__Set problem__. Restate the data below word for word. Skip any images it contains.

__Recorded information__.

* BEGIN *

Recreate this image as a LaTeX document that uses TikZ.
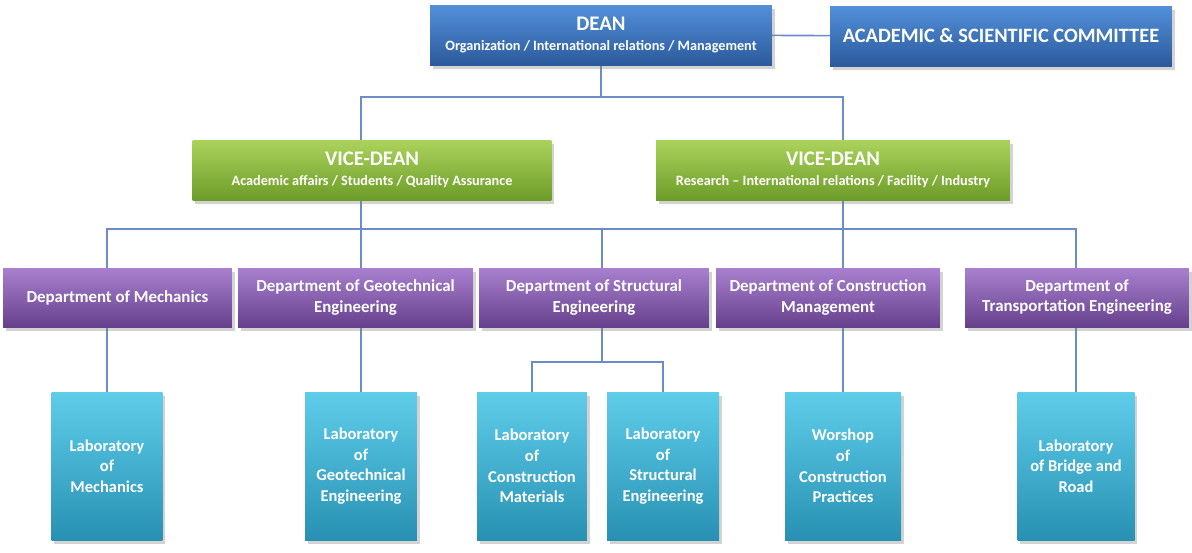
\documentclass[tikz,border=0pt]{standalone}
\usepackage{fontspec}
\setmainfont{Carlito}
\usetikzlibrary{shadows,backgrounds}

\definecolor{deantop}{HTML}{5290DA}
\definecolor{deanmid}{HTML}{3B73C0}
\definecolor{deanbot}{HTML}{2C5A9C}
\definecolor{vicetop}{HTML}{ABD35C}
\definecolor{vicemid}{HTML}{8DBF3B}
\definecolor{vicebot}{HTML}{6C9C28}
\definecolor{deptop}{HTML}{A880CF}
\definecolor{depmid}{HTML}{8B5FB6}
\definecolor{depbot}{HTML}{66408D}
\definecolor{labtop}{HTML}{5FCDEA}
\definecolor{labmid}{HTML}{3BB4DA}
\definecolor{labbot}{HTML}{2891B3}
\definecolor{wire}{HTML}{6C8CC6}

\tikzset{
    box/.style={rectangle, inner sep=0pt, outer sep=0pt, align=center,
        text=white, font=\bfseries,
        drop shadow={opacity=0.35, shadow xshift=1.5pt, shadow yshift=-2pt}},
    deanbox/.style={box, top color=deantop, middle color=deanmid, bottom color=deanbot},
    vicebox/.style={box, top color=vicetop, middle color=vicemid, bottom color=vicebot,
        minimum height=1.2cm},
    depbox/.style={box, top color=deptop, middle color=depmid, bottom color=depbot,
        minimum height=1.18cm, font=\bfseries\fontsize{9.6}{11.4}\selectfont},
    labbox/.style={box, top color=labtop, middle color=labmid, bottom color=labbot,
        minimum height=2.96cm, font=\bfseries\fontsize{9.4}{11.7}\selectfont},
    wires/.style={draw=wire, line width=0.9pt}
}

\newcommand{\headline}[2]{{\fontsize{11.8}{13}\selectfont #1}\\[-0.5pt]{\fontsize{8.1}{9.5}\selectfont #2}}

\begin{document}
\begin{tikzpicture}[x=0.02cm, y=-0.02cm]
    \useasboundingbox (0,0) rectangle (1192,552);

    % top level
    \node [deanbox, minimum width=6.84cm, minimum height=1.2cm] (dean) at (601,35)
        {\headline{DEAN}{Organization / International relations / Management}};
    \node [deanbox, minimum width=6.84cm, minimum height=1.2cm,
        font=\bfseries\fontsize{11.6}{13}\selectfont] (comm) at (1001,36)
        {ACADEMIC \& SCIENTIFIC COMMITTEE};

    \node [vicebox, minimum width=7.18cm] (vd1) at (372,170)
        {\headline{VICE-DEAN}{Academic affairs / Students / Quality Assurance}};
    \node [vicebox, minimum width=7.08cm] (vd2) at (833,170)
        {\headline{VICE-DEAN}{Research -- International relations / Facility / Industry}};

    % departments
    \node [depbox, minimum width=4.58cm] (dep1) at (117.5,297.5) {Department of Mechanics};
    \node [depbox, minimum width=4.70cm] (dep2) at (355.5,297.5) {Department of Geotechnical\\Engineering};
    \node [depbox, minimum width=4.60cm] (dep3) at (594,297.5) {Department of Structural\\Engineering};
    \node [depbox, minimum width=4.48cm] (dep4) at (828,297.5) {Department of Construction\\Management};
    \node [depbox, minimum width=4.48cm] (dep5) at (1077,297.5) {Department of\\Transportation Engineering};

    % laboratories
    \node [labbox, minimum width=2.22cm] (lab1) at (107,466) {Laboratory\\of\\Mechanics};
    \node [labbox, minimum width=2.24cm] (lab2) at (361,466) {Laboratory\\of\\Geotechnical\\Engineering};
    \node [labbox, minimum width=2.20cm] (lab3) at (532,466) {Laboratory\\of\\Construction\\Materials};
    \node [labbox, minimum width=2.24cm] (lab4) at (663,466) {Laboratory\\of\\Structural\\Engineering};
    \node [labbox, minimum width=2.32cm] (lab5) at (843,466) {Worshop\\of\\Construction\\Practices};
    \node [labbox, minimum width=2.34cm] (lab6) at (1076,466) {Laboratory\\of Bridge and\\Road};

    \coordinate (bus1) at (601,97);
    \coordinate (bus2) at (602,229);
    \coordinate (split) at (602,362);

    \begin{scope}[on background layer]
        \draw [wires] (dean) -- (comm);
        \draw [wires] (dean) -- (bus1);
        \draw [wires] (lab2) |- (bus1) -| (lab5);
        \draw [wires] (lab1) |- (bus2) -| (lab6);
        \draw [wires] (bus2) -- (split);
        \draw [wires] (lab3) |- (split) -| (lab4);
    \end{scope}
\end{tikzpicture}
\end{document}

* END *

__Finished exercise__.
Recreate this image as a LaTeX document that uses TikZ.
\documentclass[tikz,border=0pt]{standalone}
\usepackage{fontspec}
\setmainfont{Carlito}
\usetikzlibrary{shadows,backgrounds}

\definecolor{deantop}{HTML}{5290DA}
\definecolor{deanmid}{HTML}{3B73C0}
\definecolor{deanbot}{HTML}{2C5A9C}
\definecolor{vicetop}{HTML}{ABD35C}
\definecolor{vicemid}{HTML}{8DBF3B}
\definecolor{vicebot}{HTML}{6C9C28}
\definecolor{deptop}{HTML}{A880CF}
\definecolor{depmid}{HTML}{8B5FB6}
\definecolor{depbot}{HTML}{66408D}
\definecolor{labtop}{HTML}{5FCDEA}
\definecolor{labmid}{HTML}{3BB4DA}
\definecolor{labbot}{HTML}{2891B3}
\definecolor{wire}{HTML}{6C8CC6}

\tikzset{
    box/.style={rectangle, inner sep=0pt, outer sep=0pt, align=center,
        text=white, font=\bfseries,
        drop shadow={opacity=0.35, shadow xshift=1.5pt, shadow yshift=-2pt}},
    deanbox/.style={box, top color=deantop, middle color=deanmid, bottom color=deanbot},
    vicebox/.style={box, top color=vicetop, middle color=vicemid, bottom color=vicebot,
        minimum height=1.2cm},
    depbox/.style={box, top color=deptop, middle color=depmid, bottom color=depbot,
        minimum height=1.18cm, font=\bfseries\fontsize{9.6}{11.4}\selectfont},
    labbox/.style={box, top color=labtop, middle color=labmid, bottom color=labbot,
        minimum height=2.96cm, font=\bfseries\fontsize{9.4}{11.7}\selectfont},
    wires/.style={draw=wire, line width=0.9pt}
}

\newcommand{\headline}[2]{{\fontsize{11.8}{13}\selectfont #1}\\[-0.5pt]{\fontsize{8.1}{9.5}\selectfont #2}}

\begin{document}
\begin{tikzpicture}[x=0.02cm, y=-0.02cm]
    \useasboundingbox (0,0) rectangle (1192,552);

    % top level
    \node [deanbox, minimum width=6.84cm, minimum height=1.2cm] (dean) at (601,35)
        {\headline{DEAN}{Organization / International relations / Management}};
    \node [deanbox, minimum width=6.84cm, minimum height=1.2cm,
        font=\bfseries\fontsize{11.6}{13}\selectfont] (comm) at (1001,36)
        {ACADEMIC \& SCIENTIFIC COMMITTEE};

    \node [vicebox, minimum width=7.18cm] (vd1) at (372,170)
        {\headline{VICE-DEAN}{Academic affairs / Students / Quality Assurance}};
    \node [vicebox, minimum width=7.08cm] (vd2) at (833,170)
        {\headline{VICE-DEAN}{Research -- International relations / Facility / Industry}};

    % departments
    \node [depbox, minimum width=4.58cm] (dep1) at (117.5,297.5) {Department of Mechanics};
    \node [depbox, minimum width=4.70cm] (dep2) at (355.5,297.5) {Department of Geotechnical\\Engineering};
    \node [depbox, minimum width=4.60cm] (dep3) at (594,297.5) {Department of Structural\\Engineering};
    \node [depbox, minimum width=4.48cm] (dep4) at (828,297.5) {Department of Construction\\Management};
    \node [depbox, minimum width=4.48cm] (dep5) at (1077,297.5) {Department of\\Transportation Engineering};

    % laboratories
    \node [labbox, minimum width=2.22cm] (lab1) at (107,466) {Laboratory\\of\\Mechanics};
    \node [labbox, minimum width=2.24cm] (lab2) at (361,466) {Laboratory\\of\\Geotechnical\\Engineering};
    \node [labbox, minimum width=2.20cm] (lab3) at (532,466) {Laboratory\\of\\Construction\\Materials};
    \node [labbox, minimum width=2.24cm] (lab4) at (663,466) {Laboratory\\of\\Structural\\Engineering};
    \node [labbox, minimum width=2.32cm] (lab5) at (843,466) {Worshop\\of\\Construction\\Practices};
    \node [labbox, minimum width=2.34cm] (lab6) at (1076,466) {Laboratory\\of Bridge and\\Road};

    \coordinate (bus1) at (601,97);
    \coordinate (bus2) at (602,229);
    \coordinate (split) at (602,362);

    \begin{scope}[on background layer]
        \draw [wires] (dean) -- (comm);
        \draw [wires] (dean) -- (bus1);
        \draw [wires] (lab2) |- (bus1) -| (lab5);
        \draw [wires] (lab1) |- (bus2) -| (lab6);
        \draw [wires] (bus2) -- (split);
        \draw [wires] (lab3) |- (split) -| (lab4);
    \end{scope}
\end{tikzpicture}
\end{document}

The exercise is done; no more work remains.